Raising Health Literacy, Improving Health Outcomes
Health information can overwhelm even those with advanced medical knowledge and literacy skills. Medical science is constantly evolving. Even doctors with specialties may need to expand their knowledge to best understand a condition they may be facing. It can be particularly difficult for patients to retain information when facing frightening news.
This is why health literacy is so important. Health literacy involves the degree to which patients can understand and process what’s happening with their health. It has nothing to do with education, reading level or socioeconomic status, but rather it’s about empowering patients to know what questions to ask and providing them with information in a format they can understand.
Orlando Health understands the challenges that patients face when trying to comprehend their medical diagnoses, and makes a point to train staff, the public, and patients on the most effective ways to communicate and retain new medical knowledge. Presentations, lunch-and-learns, and providing resources for patients are just some of the ways that Orlando Health improves health literacy at its locations and in its community.
Located on the campus of Orlando Regional Medical Center is The Clifford E. Graese Community Health Library. Established in 2000, the library helps patients, family members, health care professionals and community members better understand health care through reliable and reputable resources.
Professional librarians staff the library and materials are available in person, over the telephone, by email or can be delivered directly to a patient’s hospital room. Materials are customized to a patient’s specific medical condition.
In early 2017, library staff began a new initiative to expand the reach of their resources by visiting areas where patients and family members gather, such as waiting rooms, infusion areas, special events and Orlando Health’s community hospitals.
A focus on health literacy and plain language for patients and caregivers are top priorities for the library and are being communicated through several mediums including team member and caregiver speaker events, meetings with Home Healthcare Representatives and televised programming - including a program in Spanish. Healthcare professionals nationwide have learned that the more patients and family members understand their conditions and treatment options, the better they can embrace measures to help them recover and thrive.

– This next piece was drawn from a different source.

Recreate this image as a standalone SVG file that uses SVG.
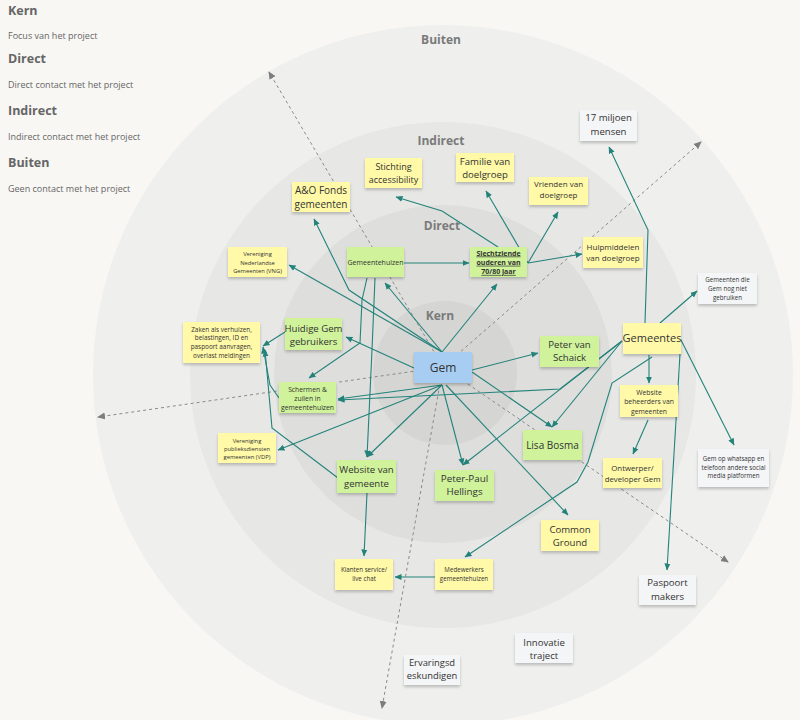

There are many barriers that may prevent patients from understanding their diagnosis and effectively treating it. These include language or cultural barriers, fears about asking certain questions, race, gender, age, socioeconomic status, taboos about certain health issues, or any number of things that prevent the patient from thinking of questions, formulating them, or expressing them to their healthcare provider.
Health literacy affects people’s ability to navigate the healthcare system, including filling out complex forms and locating providers and services, understanding mathematical concepts like probability and risk, engaging in self-care and managing chronic-diseases. It may even prevent them from sharing personal information, such as health history. Patients may struggle to understand how to measure medications, understand nutrition labels, or choose the best health plan for their situation.

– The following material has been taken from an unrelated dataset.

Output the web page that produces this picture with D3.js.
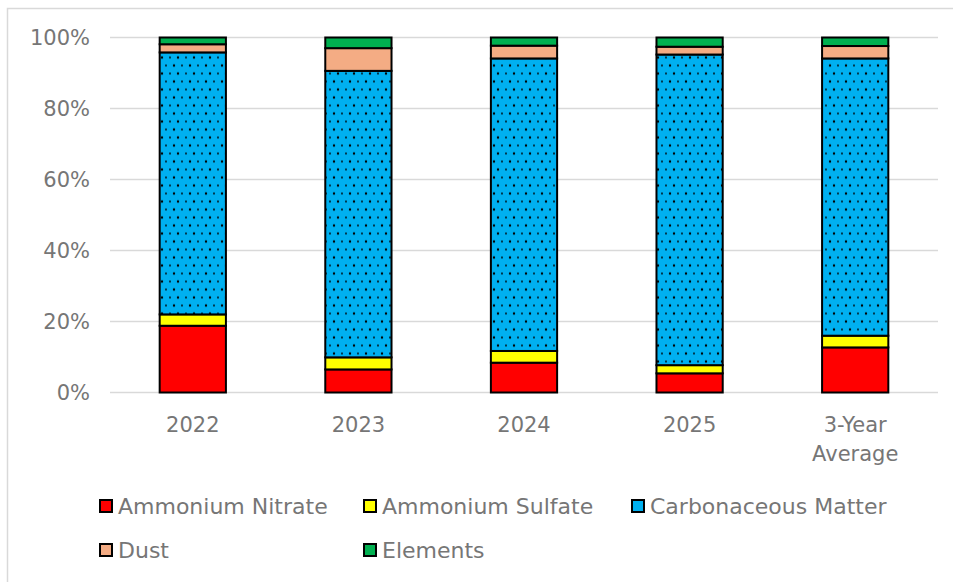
<!DOCTYPE html>
<html>
<head>
<meta charset="utf-8">
<script src="https://cdn.jsdelivr.net/npm/d3@7"></script>
<style>
  body { margin: 0; background: #fff; }
  svg { display: block; }
</style>
</head>
<body>
<div id="chart"></div>
<script>
// data (percent of total)
const categories = ["2022", "2023", "2024", "2025", "3-Year Average"];
const seriesNames = ["Ammonium Nitrate", "Ammonium Sulfate", "Carbonaceous Matter", "Dust", "Elements"];
const ammoniumNitrate   = [18.8, 6.5, 8.4, 5.4, 12.7];
const ammoniumSulfate   = [3.2, 3.4, 3.3, 2.3, 3.3];
const carbonaceous      = [73.8, 80.7, 82.4, 87.5, 78.1];
const dust              = [2.3, 6.4, 3.6, 2.2, 3.5];
const elements          = [1.9, 3.0, 2.3, 2.6, 2.4];
const yTicks = [0, 20, 40, 60, 80, 100];

const colors = ["#FF0000", "#FFFF00", "#00B0F0", "#F4AC84", "#00B050"];
const font = "'DejaVu Sans', Lato, sans-serif";
const textColor = "#767676";

const width = 953, height = 582;
const margin = { top: 37.5, right: 15, bottom: 189.5, left: 110 };

const svg = d3.select("#chart").append("svg")
  .attr("width", width)
  .attr("height", height)
  .style("font-family", font);

// dotted pattern for carbonaceous matter
const defs = svg.append("defs");
const pat = defs.append("pattern")
  .attr("id", "dots")
  .attr("patternUnits", "userSpaceOnUse")
  .attr("width", 16).attr("height", 16);
pat.append("rect").attr("width", 16).attr("height", 16).attr("fill", colors[2]);
[[4, 4], [12, 4], [0, 12], [8, 12], [16, 12]].forEach(([cx, cy], i) => {
  pat.append("circle").attr("cx", cx).attr("cy", cy)
    .attr("r", i % 2 === 0 ? 1.2 : 0.9).attr("fill", "#000");
});

// outer frame
svg.append("rect")
  .attr("x", 7.5).attr("y", 8.5)
  .attr("width", 960).attr("height", 580)
  .attr("fill", "none").attr("stroke", "#D9D9D9").attr("stroke-width", 1.5);

const plotW = width - margin.left - margin.right;
const plotH = height - margin.top - margin.bottom;

const g = svg.append("g").attr("transform", `translate(${margin.left},${margin.top})`);

const x = d3.scaleBand().domain(categories).range([0, plotW]).paddingInner(0.6).paddingOuter(0.3);
const y = d3.scaleLinear().domain([0, 100]).range([plotH, 0]);

// gridlines
g.selectAll(".grid")
  .data(yTicks)
  .join("line")
    .attr("x1", 0).attr("x2", plotW)
    .attr("y1", d => y(d)).attr("y2", d => y(d))
    .attr("stroke", "#D9D9D9").attr("stroke-width", 1.5);

// y axis labels
const yAxis = d3.axisLeft(y).tickValues(yTicks).tickFormat(d => d + "%").tickSize(0).tickPadding(20);
g.append("g").call(yAxis)
  .call(a => a.select(".domain").remove())
  .selectAll("text")
    .attr("fill", textColor)
    .style("font-size", "21px")
    .style("font-family", font);

// stacked data
const rows = categories.map((c, i) => ({
  cat: c,
  "Ammonium Nitrate": ammoniumNitrate[i],
  "Ammonium Sulfate": ammoniumSulfate[i],
  "Carbonaceous Matter": carbonaceous[i],
  "Dust": dust[i],
  "Elements": elements[i]
}));
const stack = d3.stack().keys(seriesNames)(rows);

const fillFor = i => i === 2 ? "url(#dots)" : colors[i];

g.selectAll(".series")
  .data(stack)
  .join("g")
    .attr("fill", (d, i) => fillFor(i))
  .selectAll("rect")
  .data(d => d)
  .join("rect")
    .attr("x", d => x(d.data.cat))
    .attr("width", x.bandwidth())
    .attr("y", d => y(d[1]))
    .attr("height", d => y(d[0]) - y(d[1]))
    .attr("stroke", "#000")
    .attr("stroke-width", 2);

// x axis labels
const xAxis = d3.axisBottom(x).tickSize(0).tickPadding(0);
const xg = g.append("g").attr("transform", `translate(0,${plotH})`).call(xAxis);
xg.select(".domain").remove();
xg.selectAll("text")
  .attr("fill", textColor)
  .style("font-size", "21px")
  .style("font-family", font)
  .each(function(d) {
    const t = d3.select(this);
    t.text(null).attr("dy", null).attr("y", 39);
    const words = d === "3-Year Average" ? ["3-Year", "Average"] : [d];
    words.forEach((w, k) => {
      t.append("tspan").attr("x", 0).attr("dy", k === 0 ? 0 : 29).text(w);
    });
  });

// legend
const legendPos = [[100, 506], [364, 506], [632, 506], [100, 550], [364, 550]];
const lg = svg.append("g");
const items = lg.selectAll(".item")
  .data(seriesNames)
  .join("g")
    .attr("transform", (d, i) => `translate(${legendPos[i][0]},${legendPos[i][1]})`);
items.append("rect")
  .attr("x", 0).attr("y", -6).attr("width", 12).attr("height", 12)
  .attr("fill", (d, i) => colors[i])
  .attr("stroke", "#000").attr("stroke-width", 2);
items.append("text")
  .attr("x", 18).attr("y", 8)
  .attr("fill", textColor)
  .style("font-size", "22px")
  .text(d => d);
</script>
</body>
</html>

Every individual is different. Some may have grown up in a home where they were not taught basic nutrition or preventative care. Other patients may not understand the importance of following doctor’s orders or taking their medications exactly as prescribed. People with limited health literacy often lack knowledge or have misinformation about the body as well as the nature and causes of disease. Without this knowledge, they may not understand the relationship between lifestyle factors, such as diet and exercise and various health outcomes.
Fortunately, there are several things that both medical staff and patients can do to overcome some of these obstacles.

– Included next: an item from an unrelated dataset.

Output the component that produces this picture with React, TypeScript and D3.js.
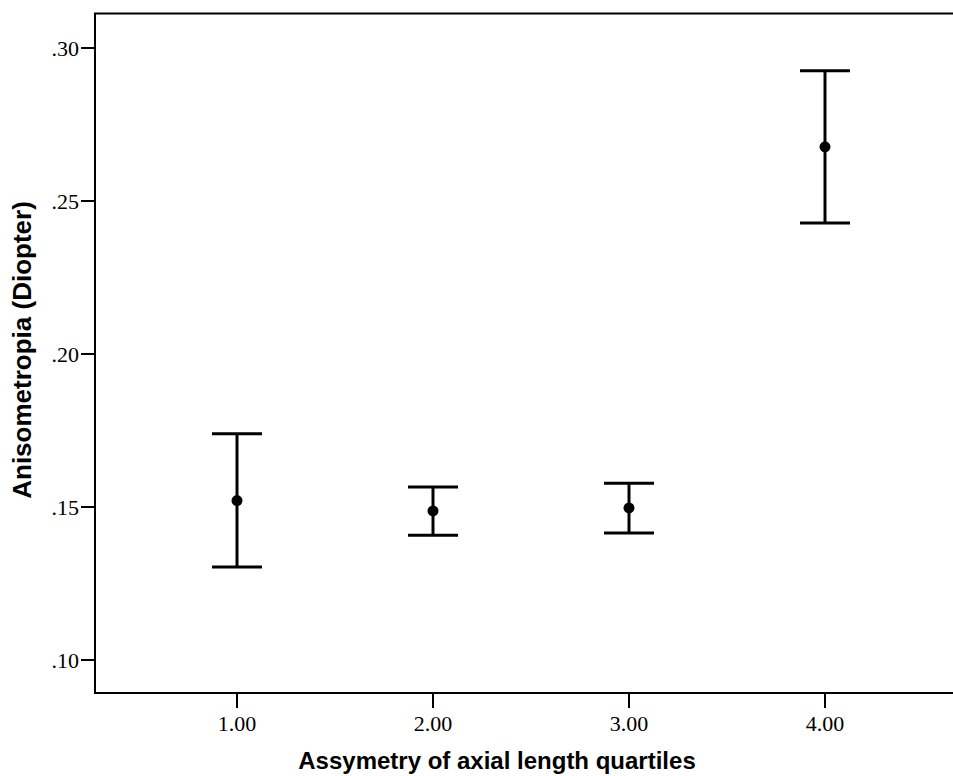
import React, { useEffect, useRef } from "react";
import * as d3 from "d3";

const categories = [1, 2, 3, 4];
const means = [0.1521, 0.1487, 0.1497, 0.2677];
const lowers = [0.1304, 0.1408, 0.1415, 0.2428];
const uppers = [0.1739, 0.1565, 0.1578, 0.2926];
const yTicks = [0.1, 0.15, 0.2, 0.25, 0.3];

const App = () => {
  const svgRef = useRef<SVGSVGElement | null>(null);

  useEffect(() => {
    if (!svgRef.current) return;
    const svg = d3.select(svgRef.current);
    svg.selectAll("*").remove();

    const width = 953;
    const left = 95;
    const top = 13.5;
    const bottom = 693;

    // y: .10 at 660, .30 at 48
    const yScale = d3.scaleLinear().domain([0.1, 0.3]).range([660, 48]);
    // x: 1.00 at 237, 4.00 at 825
    const xScale = d3.scaleLinear().domain([1, 4]).range([237, 825]);

    // frame
    svg.append("path")
      .attr("d", `M${width + 5},${top}H${left}V${bottom}H${width + 5}`)
      .attr("fill", "none")
      .attr("stroke", "#000")
      .attr("stroke-width", 2);

    // y axis ticks
    const yAxis = svg.append("g");
    yTicks.forEach(t => {
      const y = yScale(t);
      yAxis.append("line")
        .attr("x1", left - 14).attr("x2", left)
        .attr("y1", y).attr("y2", y)
        .attr("stroke", "#000").attr("stroke-width", 2);
      yAxis.append("text")
        .attr("x", left - 16)
        .attr("y", y)
        .attr("dy", "0.35em")
        .attr("text-anchor", "end")
        .attr("font-family", "'Liberation Serif', serif")
        .attr("font-size", 22)
        .attr("fill", "#000")
        .text(d3.format(".2f")(t).replace(/^0/, ""));
    });

    // x axis ticks
    const xAxis = svg.append("g");
    categories.forEach(c => {
      const x = xScale(c);
      xAxis.append("line")
        .attr("x1", x).attr("x2", x)
        .attr("y1", bottom).attr("y2", bottom + 15)
        .attr("stroke", "#000").attr("stroke-width", 2);
      xAxis.append("text")
        .attr("x", x)
        .attr("y", bottom + 38)
        .attr("text-anchor", "middle")
        .attr("font-family", "'Liberation Serif', serif")
        .attr("font-size", 22)
        .attr("fill", "#000")
        .text(d3.format(".2f")(c));
    });

    // error bars
    const bars = svg.append("g")
      .selectAll("g")
      .data(categories)
      .join("g");

    const capHalf = 25;
    bars.append("line")
      .attr("x1", d => xScale(d)).attr("x2", d => xScale(d))
      .attr("y1", (d, i) => yScale(uppers[i]))
      .attr("y2", (d, i) => yScale(lowers[i]))
      .attr("stroke", "#000").attr("stroke-width", 3);
    bars.append("line")
      .attr("x1", d => xScale(d) - capHalf).attr("x2", d => xScale(d) + capHalf)
      .attr("y1", (d, i) => yScale(uppers[i]))
      .attr("y2", (d, i) => yScale(uppers[i]))
      .attr("stroke", "#000").attr("stroke-width", 3);
    bars.append("line")
      .attr("x1", d => xScale(d) - capHalf).attr("x2", d => xScale(d) + capHalf)
      .attr("y1", (d, i) => yScale(lowers[i]))
      .attr("y2", (d, i) => yScale(lowers[i]))
      .attr("stroke", "#000").attr("stroke-width", 3);
    bars.append("circle")
      .attr("cx", d => xScale(d))
      .attr("cy", (d, i) => yScale(means[i]))
      .attr("r", 5.5)
      .attr("fill", "#000");

    // axis titles
    svg.append("text")
      .attr("transform", `translate(31,350) rotate(-90)`)
      .attr("text-anchor", "middle")
      .attr("font-family", "'Liberation Sans', Arial, sans-serif")
      .attr("font-weight", "bold")
      .attr("font-size", 26)
      .attr("fill", "#000")
      .text("Anisometropia (Diopter)");

    svg.append("text")
      .attr("x", 497)
      .attr("y", 769)
      .attr("text-anchor", "middle")
      .attr("font-family", "'Liberation Sans', Arial, sans-serif")
      .attr("font-weight", "bold")
      .attr("font-size", 24)
      .attr("fill", "#000")
      .text("Assymetry of axial length quartiles");
  }, []);

  return (
    <svg
      ref={svgRef}
      width={953}
      height={776}
      style={{ position: "absolute", left: 0, top: 0, background: "#fff" }}
    />
  );
};

export default App;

Tips for Medical Professionals
- Make the information easy for someone who is not in the medical field to understand.
- Explain verbally what is in the written resources that you provide patients. Make sure to give the patient something to read in addition to communicating the information verbally.
- Know what resources are available and assess what is best for the patient. Share these resources with the patient.
- Ask the patient if they have any questions and continue to follow up to see if they have any more.
- Understand what barriers to health literacy the patient may be facing and take extra time and care in these areas to ensure that the patient understands the message you are delivering.
- For medical directives, ask the patient if they understand what you have instructed and see if they can summarize it back to you. Watch for any discrepancies and gently address them.
- Lean on your staff if you need additional assistance to ensure that the patient feels comfortable enough to express themselves, that they have the time in which to do so, and that they can fully understand the information being presented.
Tips for Patients
- Write out a list of your symptoms, treatments, appointments, and anything else regarding your medical issue before your appointment. Include timing, duration, intensity, location and any other information that may be pertinent.
- Prepare for your appointment by doing all the research you can beforehand and formulating questions that you may have.
- Take a notebook with you to your appointment and write down what the doctor says, follow-up questions and next steps.
- Ask the doctor what resources are available to you to understand the information better.
- You might want to bring someone with you to the appointment. They can be another set of eyes and ears to help you process the information. They may even think of questions to ask you that you never would have thought of.
- Orlando Health Library Services
- Medline Plus Health Library online
- American Cancer Society
- National Institutes of Health
*Pro Tip- don’t depend on advertiser-supported sites like WebMD for your health information.